Compared to conventional converters, a class E converter enables the output DC voltage to be higher than the input DC voltage with maximum efficiency.

Fixed and variable load in class E

When a class E converter is designed for a precisely valued load, it has no control over adjusting the output parameters. The output signal characteristics are fixed and always operate under the same conditions. On the other hand, if different loads are used, a series of controls must be arranged to perfectly adjust the output signal.

When the output impedance changes, the circuit’s modes of operation change, as do the waveforms of the signals. Efficiency is not always constant and varies depending on the type of load applied.

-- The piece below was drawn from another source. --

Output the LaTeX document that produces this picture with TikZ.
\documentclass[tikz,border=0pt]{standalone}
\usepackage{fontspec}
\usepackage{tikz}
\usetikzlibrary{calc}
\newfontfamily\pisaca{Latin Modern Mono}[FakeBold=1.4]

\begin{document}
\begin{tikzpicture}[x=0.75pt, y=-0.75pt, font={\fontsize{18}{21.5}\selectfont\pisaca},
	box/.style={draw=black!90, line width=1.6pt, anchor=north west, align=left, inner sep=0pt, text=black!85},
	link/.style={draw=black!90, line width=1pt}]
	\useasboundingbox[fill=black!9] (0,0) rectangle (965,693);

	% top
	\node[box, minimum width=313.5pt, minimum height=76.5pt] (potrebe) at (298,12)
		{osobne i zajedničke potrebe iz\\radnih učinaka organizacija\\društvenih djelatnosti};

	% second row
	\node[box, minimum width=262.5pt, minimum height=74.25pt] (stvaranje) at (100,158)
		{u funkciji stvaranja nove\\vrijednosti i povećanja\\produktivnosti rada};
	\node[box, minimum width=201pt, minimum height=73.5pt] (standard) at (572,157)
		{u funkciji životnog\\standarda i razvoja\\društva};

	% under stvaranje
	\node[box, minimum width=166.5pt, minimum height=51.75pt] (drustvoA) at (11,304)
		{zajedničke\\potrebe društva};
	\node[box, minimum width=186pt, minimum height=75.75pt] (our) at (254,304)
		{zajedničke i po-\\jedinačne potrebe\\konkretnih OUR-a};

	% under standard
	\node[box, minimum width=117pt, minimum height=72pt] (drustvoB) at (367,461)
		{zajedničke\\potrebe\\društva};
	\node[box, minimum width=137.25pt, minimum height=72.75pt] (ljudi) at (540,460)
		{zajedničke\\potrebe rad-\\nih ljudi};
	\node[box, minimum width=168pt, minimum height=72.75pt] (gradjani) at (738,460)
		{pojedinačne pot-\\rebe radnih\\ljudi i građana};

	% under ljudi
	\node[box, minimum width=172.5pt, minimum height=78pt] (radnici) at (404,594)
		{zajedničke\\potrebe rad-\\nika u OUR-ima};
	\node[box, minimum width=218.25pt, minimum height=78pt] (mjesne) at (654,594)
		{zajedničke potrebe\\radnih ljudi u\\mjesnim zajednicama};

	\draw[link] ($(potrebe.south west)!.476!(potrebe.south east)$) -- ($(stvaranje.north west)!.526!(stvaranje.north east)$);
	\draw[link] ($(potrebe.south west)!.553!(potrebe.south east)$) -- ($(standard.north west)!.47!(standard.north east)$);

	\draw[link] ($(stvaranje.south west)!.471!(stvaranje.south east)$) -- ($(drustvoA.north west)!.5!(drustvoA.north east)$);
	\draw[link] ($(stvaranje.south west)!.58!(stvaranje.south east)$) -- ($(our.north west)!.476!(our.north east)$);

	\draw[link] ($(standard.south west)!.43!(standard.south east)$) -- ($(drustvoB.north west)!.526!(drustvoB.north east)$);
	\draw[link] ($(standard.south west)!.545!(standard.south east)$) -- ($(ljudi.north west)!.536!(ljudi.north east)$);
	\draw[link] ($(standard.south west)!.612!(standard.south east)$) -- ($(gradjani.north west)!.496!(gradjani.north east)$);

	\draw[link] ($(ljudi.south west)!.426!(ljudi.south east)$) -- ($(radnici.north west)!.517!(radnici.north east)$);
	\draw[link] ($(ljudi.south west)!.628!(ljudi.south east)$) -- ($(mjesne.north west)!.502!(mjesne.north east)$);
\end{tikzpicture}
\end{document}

With class E converters, it is possible to obtain special waveforms that pass through zero before switching. So, the switching losses are very low. In class E converters, the switching frequency can be greatly increased compared to conventional converters, even by a factor of 50, allowing high efficiency to be achieved. As a result, circuit sizes can be kept small, resulting in a significant reduction in weight, footprint and overall cost.

The electromagnetic interference (EMI) aspect is also dramatically reduced. In normal switching, power electronic switches interrupt the current within very short moments, which causes great stress to the electronic components. Power electronic switches must endure high voltages and high currents simultaneously, causing great power dissipation and stress, which results in power losses and low efficiency.

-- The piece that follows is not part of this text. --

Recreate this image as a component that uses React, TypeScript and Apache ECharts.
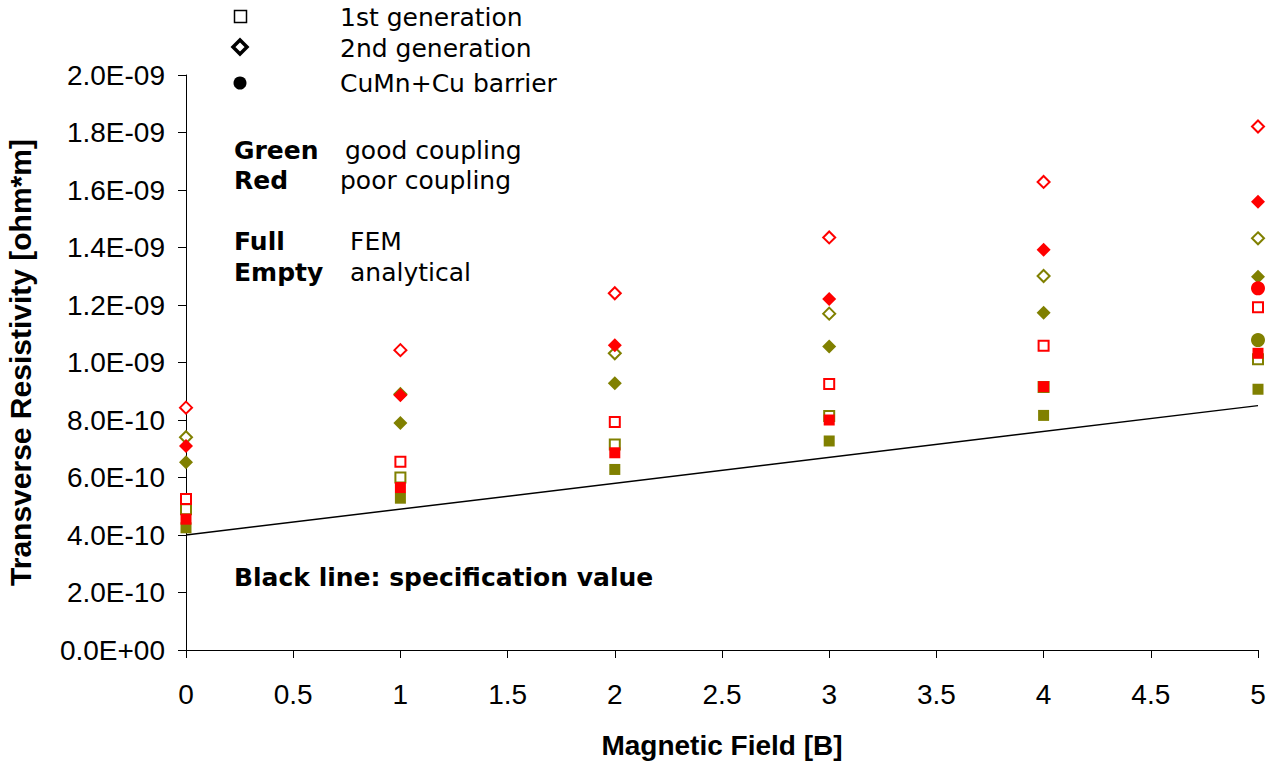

By adopting resonant circuits in converters, waveforms can be shaped to create zero-voltage switching (ZVS) and zero-current switching (ZCS) conditions. So, by reducing power dissipation (ideally to zero), increasing switching frequency and eliminating transient spikes, overall system efficiency is increased for very low EMI.

The dual control frequency

Class E converters usually work for a single load use case because they are designed to operate only under specific operating conditions. Normally, class E converters are used for a specific type of load, and in this case, the converter operates at maximum efficiency with only one optimum operating point. By changing the load, the waveforms of the circuit change, and therefore optimal operation is no longer guaranteed. A change of load results in a drastic reduction in system efficiency.

To address this challenge, it is possible to modulate the output current using a dual control frequency with which an optimal operating point is always guaranteed, and the efficiency of the entire system is maintained at very high values.

In switching converters, the most critical components are the inductors. In this circuit implementation, these components do not have to be replaced, and the optimal operating point can be equally achieved by adopting two different switching frequencies. Specific precautions must be taken when implementing a dual-frequency class E boost converter, as shown in Figure 1.

Figure 1: Generic schematic shows a dual-frequency class E boost converter.

The same inductors can be used in this circuit without having to replace them. Instead, the optimal operating point at both frequencies is obtained by simply changing the value of the capacitors connected in parallel with the electronic switches. Maximum efficiency is obtained only if the output current and the switching frequency of the transistor remains constant.

The below solution is derived from the single-frequency boost in which there are no electronic switches that alternately connect and disconnect the additional pair of capacitors. It is easy to see that when such switching devices are in conduction, they allow additional capacitors to be connected in parallel to increase the capacitance to those already existing in the circuit.

Circuit operation details

Unlike a circuit with only one operating frequency, the dual-frequency class E boost converter has two switches in series with the two capacitors labeled Cinv1 and Crec1 in Figure 1, allowing the total capacitance to be changed. If the switches are closed, the capacitances of Cinv1 and Crec1 are added to the Cinv2 and Crec2 capacitors, respectively. In this case, the converter works at a lower frequency.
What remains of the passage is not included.